Nadie imaginó nunca, ni sus familiares, mucho menos su padre comunista, que Contreras fuera a emigrar algún día. Nada en su parquedad, en su timidez, indicaba ambiciones extra fronteras. Pero yo tenía, en aquel entonces, apenas doce años. Era muy pequeño para sacar semejantes cuentas. Sin embargo, algo se rompió en mí en ese momento. O algo comenzó a romperse. Como si la realidad se cuarteara por primera vez y dejase entrever que todo no era, ni remotamente, tan perfecto como yo lo creía.

No recuerdo –y quizás tuviera que ver con la edad, pero no me parece– que la salida de ningún otro deportista nos consternara tanto. Fue un antes y un después. Si Contreras, que era la encarnación de la nobleza, se marchaba, cualquiera podía hacerlo. Si Contreras, a quien Fidel Castro había llegado a comparar con Antonio Maceo, se marchaba, no había ya garantía de nada. Y, efectivamente, así ocurrió.

Yo visionaba en mi cabeza, como podía, los ocho ceros a los Orioles de Baltimore en 1999, o los once innings contra Japón en la semifinal de Taipéi 2001, donde apenas permitió una sucia, para concluir que nunca más lo volvería a ver lanzando, y recuerdo que me dolía tanto como una muerte, al punto de que deseaba una revocación inmediata del tiempo. Que alguien, por favor, nos devolviera a la situación previa, que Contreras seguramente no había querido irse, que todo no había sido más que un grosero malentendido, una confusión del as.

Pero Contreras sí había querido. Y Contreras fue, diez años después de su partida, en virtud de las nuevas leyes migratorias que para enero del año 13 aprobaba el Estado, el primer deportista cubano al que se le permitía regresar al país tras haber emigrado y haber hecho carrera como profesional después de 1959. Una combinación –la de emigración y profesionalismo– que le provocaba urticarias al gobierno.

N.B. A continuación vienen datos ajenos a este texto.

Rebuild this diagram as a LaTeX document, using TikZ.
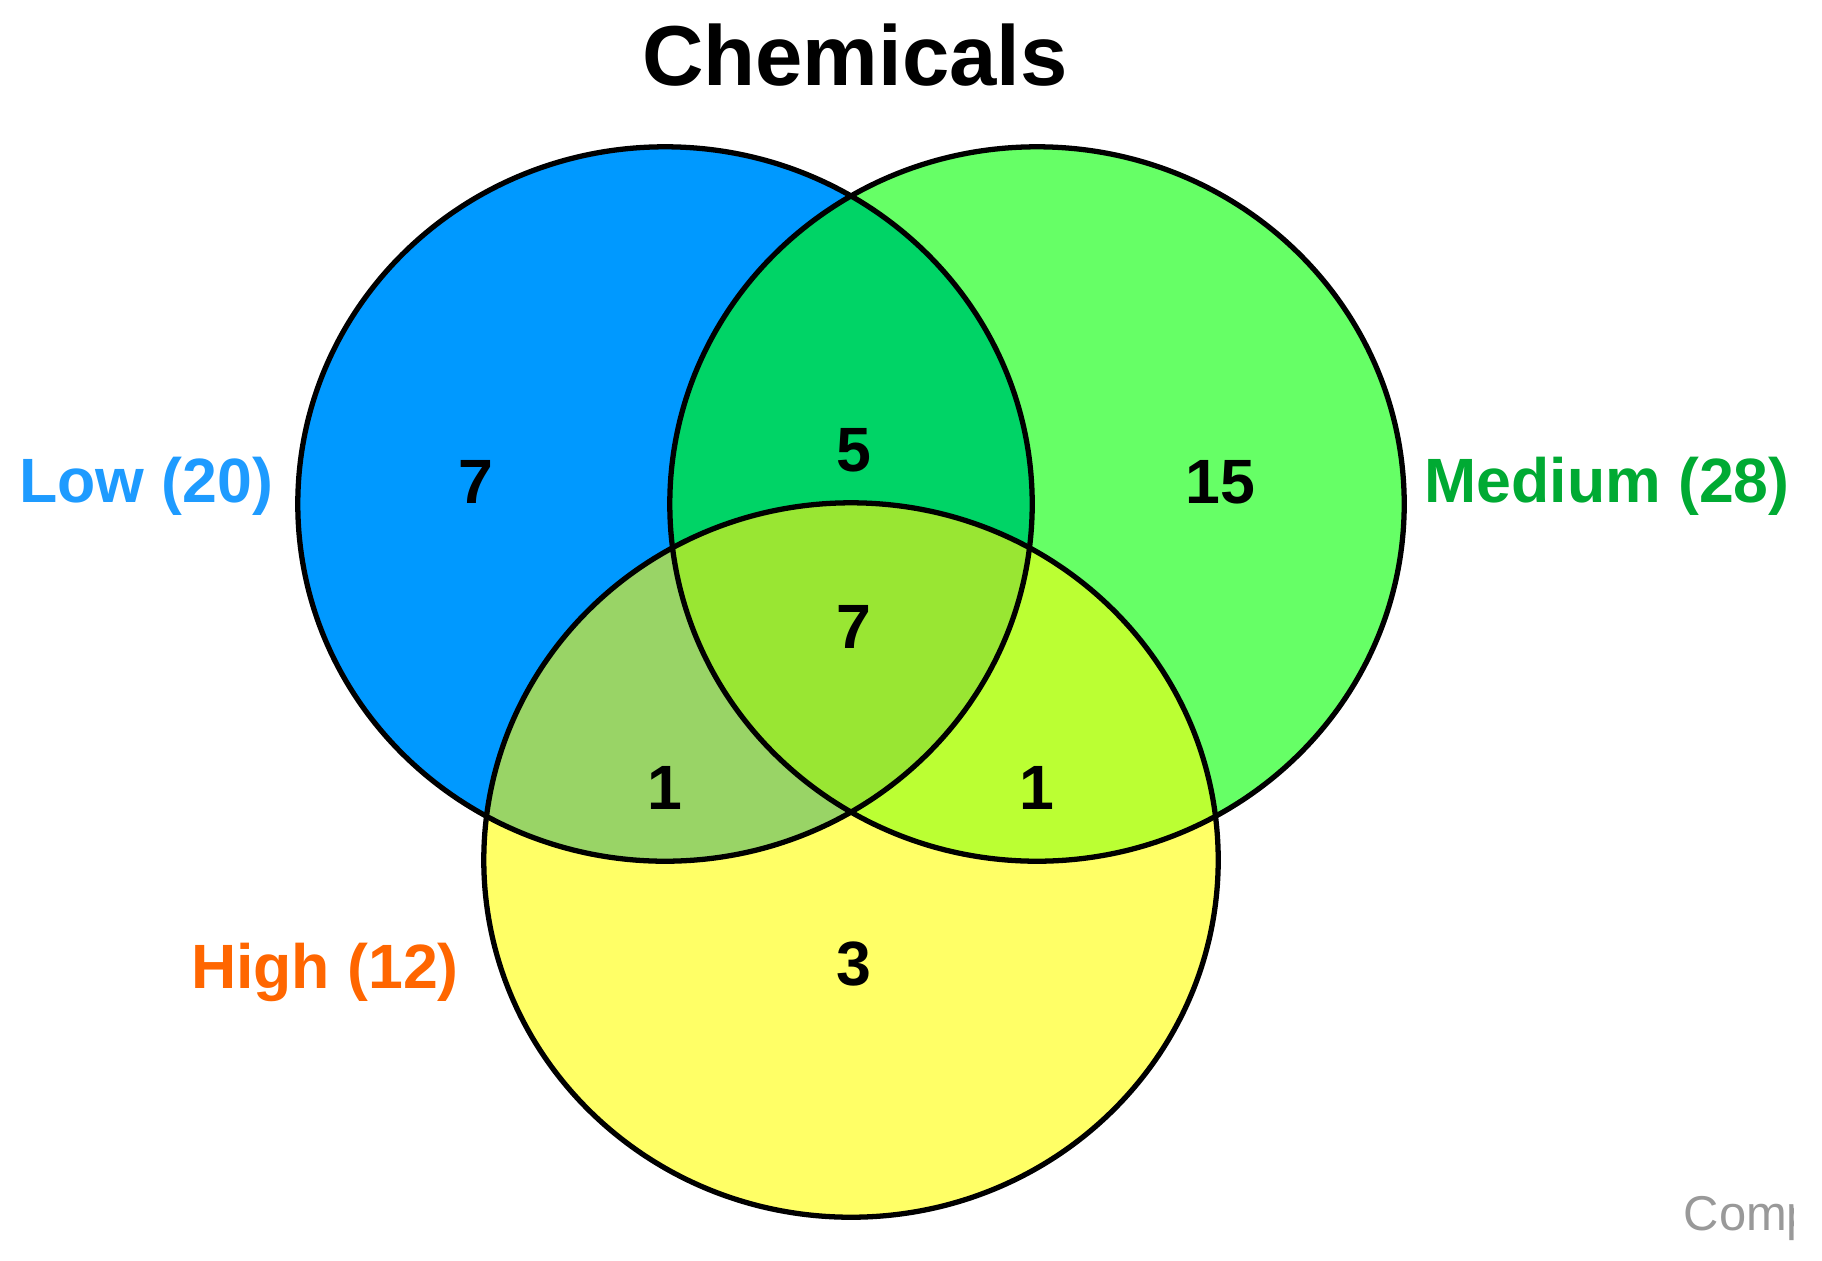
\documentclass[tikz,border=0pt]{standalone}
\usepackage{fontspec}
\setmainfont{Liberation Sans}
\definecolor{cblue}{HTML}{0099FF}
\definecolor{cgreen}{HTML}{66FF66}
\definecolor{cyellow}{HTML}{FFFF66}
\definecolor{cbg}{HTML}{00D466}
\definecolor{cby}{HTML}{99D466}
\definecolor{cgy}{HTML}{BBFF33}
\definecolor{call}{HTML}{99E633}
\definecolor{lblue}{HTML}{1E9BFF}
\definecolor{lgreen}{HTML}{00AA33}
\definecolor{lorange}{HTML}{FF6600}
\definecolor{cgray}{HTML}{999999}
\tikzset{
  setlabel/.style={font=\fontsize{17.8}{20}\selectfont\bfseries, anchor=base},
  countlabel/.style={font=\fontsize{17.8}{20}\selectfont\bfseries, anchor=base, text=black},
  outline/.style={draw=black, line width=1.5pt}
}
\begin{document}
\begin{tikzpicture}[x=0.01cm,y=-0.01cm]
\useasboundingbox (0,0) rectangle (1822,1260);
\fill[white] (0,0) rectangle (1822,1260);
\coordinate (cb) at (665,504);
\coordinate (cg) at (1037,504);
\coordinate (cy) at (851,860);
% base fills
\fill[cblue] (cb) ellipse [x radius=3.67cm, y radius=3.57cm];
\fill[cgreen] (cg) ellipse [x radius=3.67cm, y radius=3.57cm];
\fill[cyellow] (cy) ellipse [x radius=3.67cm, y radius=3.57cm];
% pairwise
\begin{scope}
  \clip (cb) ellipse [x radius=3.67cm, y radius=3.57cm];
  \fill[cbg] (cg) ellipse [x radius=3.67cm, y radius=3.57cm];
  \fill[cby] (cy) ellipse [x radius=3.67cm, y radius=3.57cm];
\end{scope}
\begin{scope}
  \clip (cg) ellipse [x radius=3.67cm, y radius=3.57cm];
  \fill[cgy] (cy) ellipse [x radius=3.67cm, y radius=3.57cm];
  \clip (cb) ellipse [x radius=3.67cm, y radius=3.57cm];
  \fill[call] (cy) ellipse [x radius=3.67cm, y radius=3.57cm];
\end{scope}
% outlines
\draw[outline] (cb) ellipse [x radius=3.67cm, y radius=3.57cm];
\draw[outline] (cg) ellipse [x radius=3.67cm, y radius=3.57cm];
\draw[outline] (cy) ellipse [x radius=3.67cm, y radius=3.57cm];
% title
\node[font=\fontsize{24.2}{28}\selectfont\bfseries, anchor=base] (title) at (855,85) {Chemicals};
% set labels
\node[setlabel, text=lblue] (low) at (146,502) {Low (20)};
\node[setlabel, text=lgreen] (medium) at (1607,502) {Medium (28)};
\node[setlabel, text=lorange] (high) at (325,988) {High (12)};
% counts
\node[countlabel] (n1) at (476,503) {7};
\node[countlabel] (n2) at (854,471) {5};
\node[countlabel] (n3) at (1220,503) {15};
\node[countlabel] (n4) at (854,648) {7};
\node[countlabel] (n5) at (665,809) {1};
\node[countlabel] (n6) at (1037,809) {1};
\node[countlabel] (n7) at (854,985) {3};
% cut-off text
\begin{scope}
  \clip (1600,1150) rectangle (1793,1260);
  \node[font=\fontsize{13.9}{16}\selectfont, text=cgray, anchor=base west, inner sep=0pt] (comp) at (1683,1230) {Comp};
\end{scope}
\end{tikzpicture}
\end{document}
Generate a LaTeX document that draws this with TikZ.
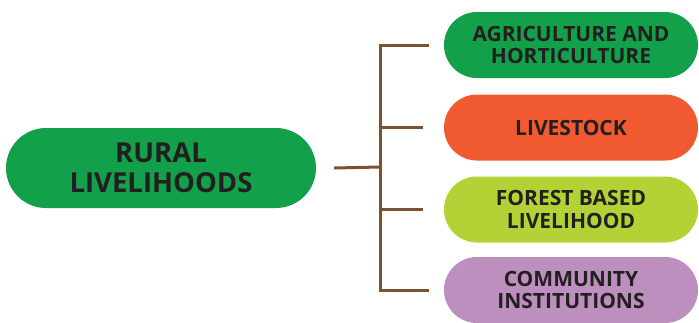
\documentclass[tikz,border=0pt]{standalone}
\usepackage{fontspec}
\setmainfont{Open Sans}
\definecolor{cgreen}{HTML}{12A04A}
\definecolor{corange}{HTML}{F15A30}
\definecolor{clime}{HTML}{B3D235}
\definecolor{cpurple}{HTML}{BC8FBE}
\definecolor{ctext}{HTML}{231F20}
\definecolor{cbrown}{HTML}{7B5230}
\begin{document}
\begin{tikzpicture}[x=1pt,y=-1pt,
  mainpill/.style={fill=cgreen, minimum width=310pt, minimum height=80pt, rounded corners=40pt,
    inner sep=0pt, align=center, text=ctext, font=\bfseries\fontsize{27.5}{30}\selectfont},
  subpill/.style={minimum width=254pt, minimum height=66pt, rounded corners=33pt,
    inner sep=0pt, align=center, text=ctext, font=\bfseries\fontsize{21}{22.5}\selectfont},
  conn/.style={draw=cbrown, line width=3pt}]
\useasboundingbox (0,0) rectangle (699,322);
\node[mainpill] (m) at (161,168) {RURAL\\LIVELIHOODS};
\node[subpill, fill=cgreen] (a) at (571,45) {AGRICULTURE AND\\HORTICULTURE};
\node[subpill, fill=corange] (b) at (571,127.5) {LIVESTOCK};
\node[subpill, fill=clime] (c) at (571,209.5) {FOREST BASED\\LIVELIHOOD};
\node[subpill, fill=cpurple] (d) at (571,290) {COMMUNITY\\INSTITUTIONS};
\coordinate (j) at (380,167);
\draw[conn] ([xshift=18pt]m.east) -- (j);
\draw[conn] ([xshift=-15pt]a.west) -| (j) |- ([xshift=-15pt]d.west);
\draw[conn] (j |- b.west) -- ([xshift=-21pt]b.west);
\draw[conn] (j |- c.west) -- ([xshift=-21pt]c.west);
\end{tikzpicture}
\end{document}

Y aquella tarde del 30 de enero, yo no concebía que la vida me estuviera premiando de esa manera. ¿Quién me iba a decir, en octubre de 2002, a mis doce años, que yo estaría en la casa de José Ariel Contreras el día feliz en que José Ariel Contreras regresaba? ¿Que yo iba a presenciar el reencuentro de Contreras –después de haber pasado por Nueva York, Chicago o Filadelfia– con su sitio más íntimo, un lugar al que una vez tuvo que renunciar radicalmente, sin vuelta de página?

No pensaba en una oportunidad periodística, ni ninguna sandez de ese tipo. Si Alfredito Rodríguez hubiese regresado, yo lo hubiera cubierto igual, incluso, si prometía no cantar, lo habría hasta entrevistado, pero sin grandes implicaciones de mi parte. Y si fuera no Alfredito, sino, por poner un ejemplo, Huber Matos o Zoe Valdés, más de lo mismo. Pero José Ariel Contreras fue justamente la pérdida más grave y el trauma más severo que sufriera un día el niño fanático al béisbol que había sido yo.

Después que bajara del jeep gris, y después que saludara a todos los que lo esperaban, nos sentamos a conversar en la sala de su casa. Él se tomó una cerveza y yo otra (algo que no sale en el video que se regó por ahí, pero que igual me gustaría reseñar). Después yo me comí una suculenta carne de cerdo y Contreras se sentó en el portal, a mecerse, y a mirar quién sabe qué. Después yo me tomé otra cerveza. Y después otra más.

Me dejó probarme su anillo de World Series y también el de Serie de Campeonato que ganara en 2003 con los Yankees. Los anillos me bailaban en los dedos. Yo lo elogiaba y lo elogiaba y después me sumía en un abrupto silencio y después lo volvía a elogiar. También me firmó la gorra con la que yo jugaba softbol. Pero la firma se borró, y la gorra la perdí.